EXERCISE AIM » Copy, in full, each line of the material that holds the word "this".

EXTRACTED ENTRIES »
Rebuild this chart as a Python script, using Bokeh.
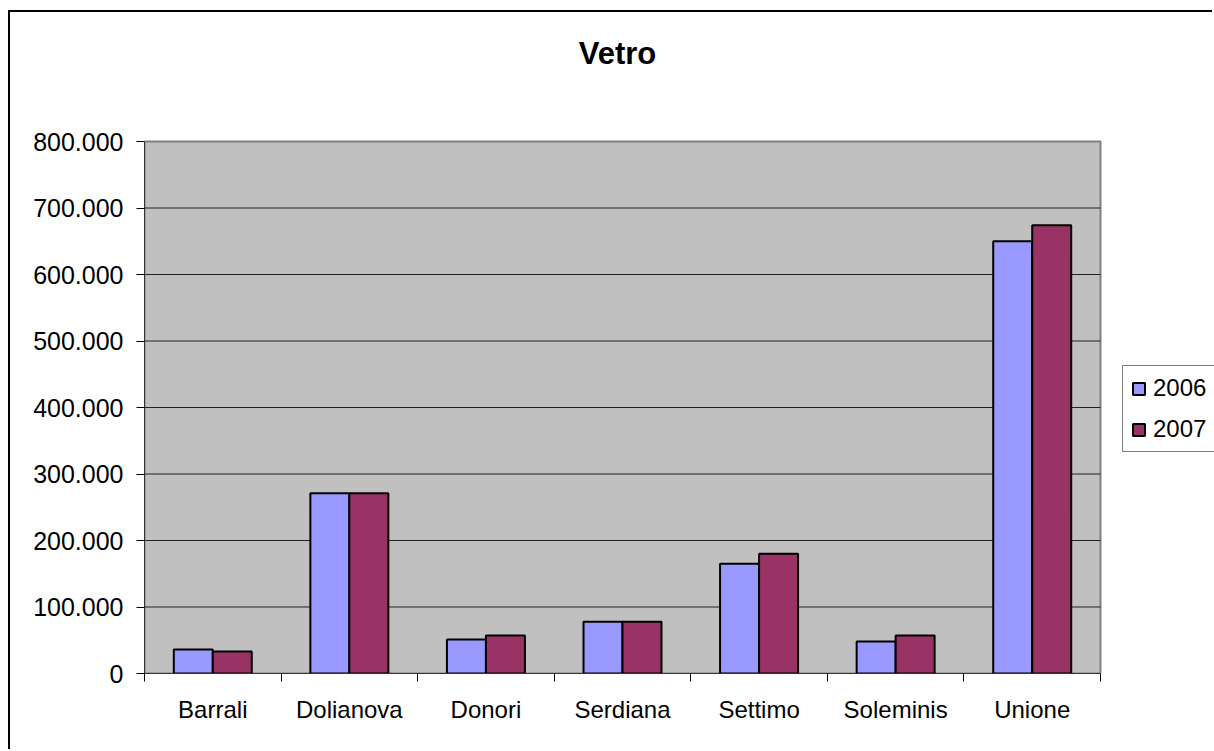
import numpy as np
from bokeh.plotting import figure
from bokeh.models import (Range1d, FixedTicker, Legend, LegendItem, Label)
from bokeh.embed import file_html
from bokeh.resources import INLINE

categories = ["Barrali", "Dolianova", "Donori", "Serdiana", "Settimo", "Soleminis", "Unione"]
v2006 = [36000, 271000, 51000, 78000, 165000, 48000, 650000]
v2007 = [33000, 271000, 57000, 78000, 180000, 57000, 674000]
y_ticks = [0, 100000, 200000, 300000, 400000, 500000, 600000, 700000, 800000]
y_tick_labels = ["0", "100.000", "200.000", "300.000", "400.000", "500.000",
                 "600.000", "700.000", "800.000"]
series_names = ["2006", "2007"]
series_colors = ["#9999FF", "#993366"]
title_text = "Vetro"

FONT = "Liberation Sans"
n = len(categories)
bar_w = 0.2855
centers = np.arange(n) + 0.5

# layout (pixels)
W, H = 1204, 739
MB_L, MB_R, MB_T, MB_B = 134, 0, 0, 78
PLOT_AREA_W, PLOT_AREA_H = 956, 532
frame_w = W - MB_L - MB_R
frame_h = H - MB_T - MB_B
y_max = y_ticks[-1]
x_end = n * frame_w / PLOT_AREA_W
y_end = y_max * frame_h / PLOT_AREA_H

p = figure(width=W, height=H, output_backend="svg", toolbar_location=None,
           x_range=Range1d(0, x_end), y_range=Range1d(0, y_end),
           min_border_left=MB_L, min_border_right=MB_R,
           min_border_top=MB_T, min_border_bottom=MB_B)
p.styles = {"border-left": "2px solid black", "border-top": "2px solid black",
            "margin-left": "8px", "margin-top": "10px"}

p.background_fill_color = "white"
p.border_fill_color = "white"
p.outline_line_color = None
p.xgrid.visible = False
p.ygrid.visible = False

# plot area
p.quad(left=[0], right=[n], bottom=[0], top=[y_max], fill_color="#C0C0C0",
       line_color="#808080", line_width=2)
# gridlines
inner = y_ticks[1:-1]
p.segment(x0=[0] * len(inner), x1=[n] * len(inner), y0=inner, y1=inner,
          line_color="#222222", line_width=1)

r1 = p.vbar(x=centers - bar_w / 2, top=v2006, width=bar_w, fill_color=series_colors[0],
            line_color="black", line_width=2)
r2 = p.vbar(x=centers + bar_w / 2, top=v2007, width=bar_w, fill_color=series_colors[1],
            line_color="black", line_width=2)

# axes
xa = p.xaxis[0]
xa.bounds = (0, n)
xa.ticker = FixedTicker(ticks=list(centers), minor_ticks=list(range(n + 1)))
xa.major_label_overrides = {float(c): lab for c, lab in zip(centers, categories)}
xa.major_tick_out = 0
xa.major_tick_in = 0
xa.minor_tick_out = 8
xa.minor_tick_in = 0
xa.minor_tick_line_color = "black"
xa.axis_line_color = "#333333"
xa.axis_line_width = 1
xa.major_label_text_font = FONT
xa.major_label_text_font_size = "24px"
xa.major_label_text_color = "black"
xa.major_label_standoff = 14

ya = p.yaxis[0]
ya.bounds = (0, y_max)
ya.ticker = FixedTicker(ticks=y_ticks)
ya.major_label_overrides = {t: lab for t, lab in zip(y_ticks, y_tick_labels)}
ya.major_tick_out = 8
ya.major_tick_in = 0
ya.minor_tick_out = 0
ya.minor_tick_in = 0
ya.major_tick_line_color = "black"
ya.axis_line_color = "#333333"
ya.major_label_text_font = FONT
ya.major_label_text_font_size = "25px"
ya.major_label_text_color = "black"
ya.major_label_standoff = 13

# title (placed inside the frame, above the plot area)
title = Label(x=473, y=620, x_units="screen", y_units="screen", text=title_text,
              text_font=FONT, text_font_size="31px", text_font_style="bold",
              text_align="center", text_baseline="alphabetic", text_color="black")
p.add_layout(title)

legend = Legend(items=[LegendItem(label=series_names[0], renderers=[r1]),
                       LegendItem(label=series_names[1], renderers=[r2])],
                location=(978, 221), orientation="vertical")
legend.label_text_font = FONT
legend.label_text_font_size = "24px"
legend.label_text_color = "black"
legend.glyph_width = 15
legend.glyph_height = 15
legend.label_standoff = 7
legend.padding = 8
legend.spacing = 13
legend.margin = 0
legend.border_line_color = "black"
legend.border_line_width = 1
legend.background_fill_color = "white"
legend.background_fill_alpha = 1
p.add_layout(legend, "center")

open("out.html", "w").write(file_html(p, INLINE))
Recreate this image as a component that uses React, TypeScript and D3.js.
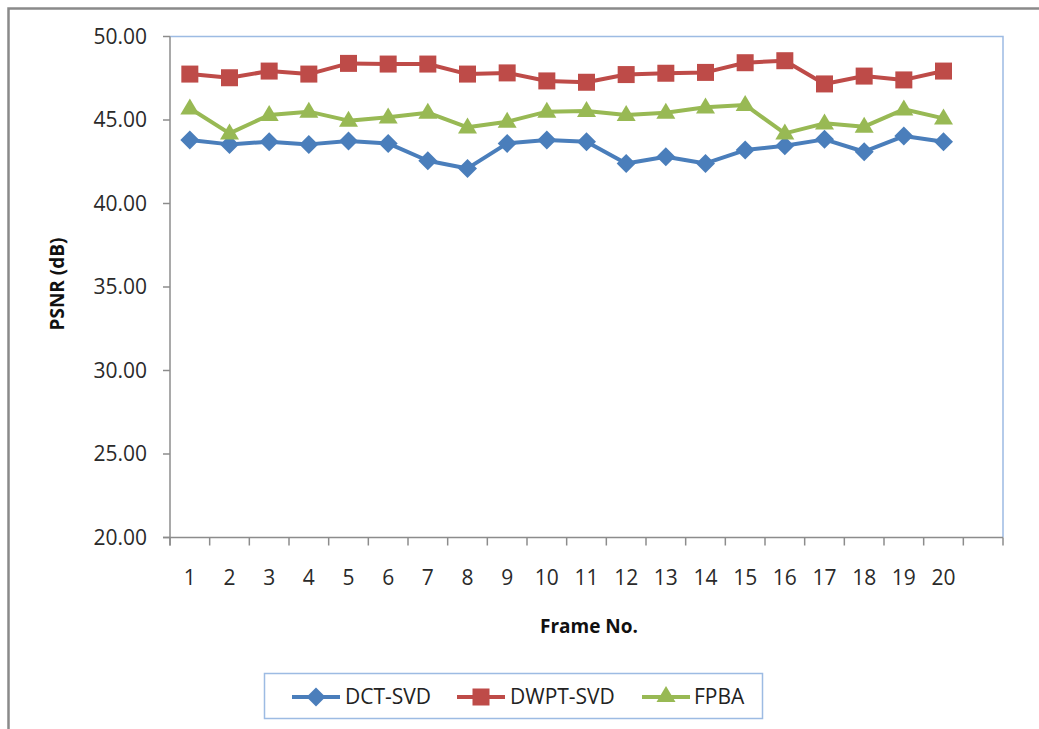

EXERCISE RESULT »
Rebuild this chart as a Python script, using Bokeh.
Recreate this image as a component that uses React, TypeScript and D3.js.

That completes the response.